The following is a question from a past measure theory qual. While it might've been asked before, I cannot find a form with a similar hint or proof, so I thought to ask it.
Suppose $F$ and $G$ are of bounded variation, $F$ is continuous and $G$ is right-continuous. Let $\mu_F, \mu_G$ be the Lebesgue-Stieltjes measures corresponding to $F,G$ respectively. Show the integration by parts formula:
$$ \int_{(a,b]} Fd\mu_G = F(b)G(b) - F(a)G(a) - \int_{(a,b]} Gd\mu_F $$
Hint: Reduce to the case that $\mu_F,\mu_G$ are positive measures (and $\mu_F$ atomless), and then use a theorem on product measures.

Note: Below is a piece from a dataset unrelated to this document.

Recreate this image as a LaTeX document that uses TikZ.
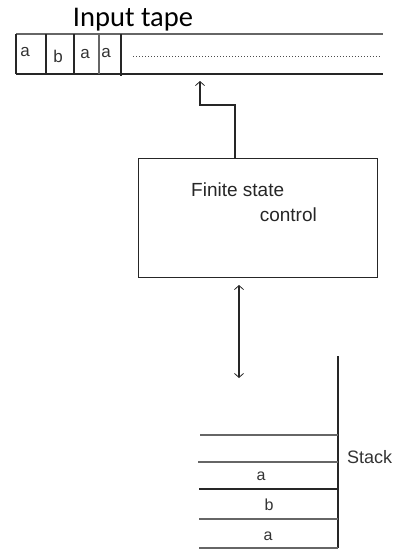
\documentclass[tikz,border=0pt]{standalone}
\usepackage{fontspec}
\setmainfont{Liberation Sans}
\newfontfamily\titlefont{Carlito}
\usetikzlibrary{arrows.meta}
\begin{document}
\begin{tikzpicture}[x=1pt,y=-1pt,
  ln/.style={line width=1.1pt,black!85},
  gln/.style={line width=1.1pt,black!60},
  lbl/.style={inner sep=0pt,font=\fontsize{17}{17}\selectfont,text=black!80},
  tip/.style={-{Straight Barb[length=4pt,width=9pt,line width=0.8pt]}},
  dtip/.style={{Straight Barb[length=4pt,width=9pt,line width=0.8pt]}-{Straight Barb[length=4pt,width=9pt,line width=0.8pt]}}]
\useasboundingbox (0,0) rectangle (398,550);
% input tape
\node[inner sep=0pt,font=\titlefont\fontsize{28.5}{28.5}\selectfont] (title) at (133,20) {Input tape};
\coordinate (tTL) at (16,34);
\coordinate (tTR) at (383,34);
\coordinate (tBL) at (16,74);
\coordinate (tBR) at (383,74);
\draw[gln] (tTL) -- (tTR);
\draw[ln] (tBL) -- (tBR);
\draw[ln] (tTL) -- (tBL);
\coordinate (d1t) at (46,34); \coordinate (d1b) at (46,74);
\coordinate (d2t) at (74,34); \coordinate (d2b) at (74,74);
\coordinate (d3t) at (99,34); \coordinate (d3b) at (99,74);
\coordinate (d4t) at (121,34); \coordinate (d4b) at (121,76);
\draw[ln] (d1t) -- (d1b);
\draw[ln] (d2t) -- (d2b);
\draw[gln] (d3t) -- (d3b);
\draw[ln] (d4t) -- (d4b);
\node[lbl] (c1) at (25,52) {a};
\node[lbl] (c2) at (58,56) {b};
\node[lbl] (c3) at (85,54) {a};
\node[lbl] (c4) at (106,53) {a};
\coordinate (dotA) at (133,56);
\coordinate (dotB) at (381,56);
\draw[black!70,line width=0.6pt,dash pattern=on 0.6pt off 2.4pt] (dotA) -- (dotB);
% finite state control
\node[draw,line width=1.1pt,draw=black!85,minimum width=239pt,minimum height=119pt,anchor=north west,inner sep=0pt] (fsc) at (138,158) {};
\node[anchor=base west,inner sep=0pt,font=\fontsize{19}{19}\selectfont,text=black!85] (t1) at (191,196) {Finite state};
\node[anchor=base east,inner sep=0pt,font=\fontsize{19}{19}\selectfont,text=black!85] (t2) at (317,221) {control};
\coordinate (up1) at (235,105);
\coordinate (up2) at (200,105);
\coordinate (upend) at (200,81);
\draw[ln,tip] (fsc.north -| up1) -- (up1) -- (up2) -- (upend);
% double arrow
\coordinate (da1) at (239,285);
\coordinate (da2) at (239,378);
\draw[ln,dtip] (da1) -- (da2);
% stack
\coordinate (sTop) at (338,356);
\coordinate (sBot) at (338,548);
\draw[ln] (sTop) -- (sBot);
\coordinate (h1) at (200,435);
\coordinate (h2) at (198,462);
\coordinate (h3) at (199,489);
\coordinate (h4) at (199,519);
\coordinate (h5) at (199,548);
\draw[gln] (h1) -- (h1 -| sTop);
\draw[gln] (h2) -- (h2 -| sTop);
\draw[ln] (h3) -- (h3 -| sTop);
\draw[gln] (h4) -- (h4 -| sTop);
\draw[gln] (h5) -- (h5 -| sTop);
\node[lbl,font=\fontsize{16}{16}\selectfont] (s1) at (261,476) {a};
\node[lbl,font=\fontsize{16}{16}\selectfont] (s2) at (269,505) {b};
\node[lbl,font=\fontsize{16}{16}\selectfont] (s3) at (268,536) {a};
\node[anchor=west,inner sep=0pt,font=\fontsize{18}{18}\selectfont,text=black!80] (stk) at (347,457) {Stack};
\end{tikzpicture}
\end{document}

I was able to reduce to the case of positive measures by using the decomposition of BV functions as difference of increasing functions + Jordan decomposition. However, I have no idea what `theorem on product measures' to use here. Moreover, I'm not sure if I should be thinking about $\mu_F \times \mu_G$ on $\mathbb{R} \times \mathbb{R}$, or the measure $\mu_{FG}$ induced by the product $FG$. I think it is the latter, since $\int_{(a,b]} d\mu_{FG} = F(b)G(b) - F(a)G(a)$, so it suffices to show $\int_{(a,b]} d\mu_{FG} = \int_{(a,b]} Fd\mu_G + \int_{(a,b]}Gd\mu_F$, but I'm not at all sure how to show this.
I'm familiar with the proof that shows this result by `brute force', but I don't know how to show this with the aforementioned 'theorem on product measures'.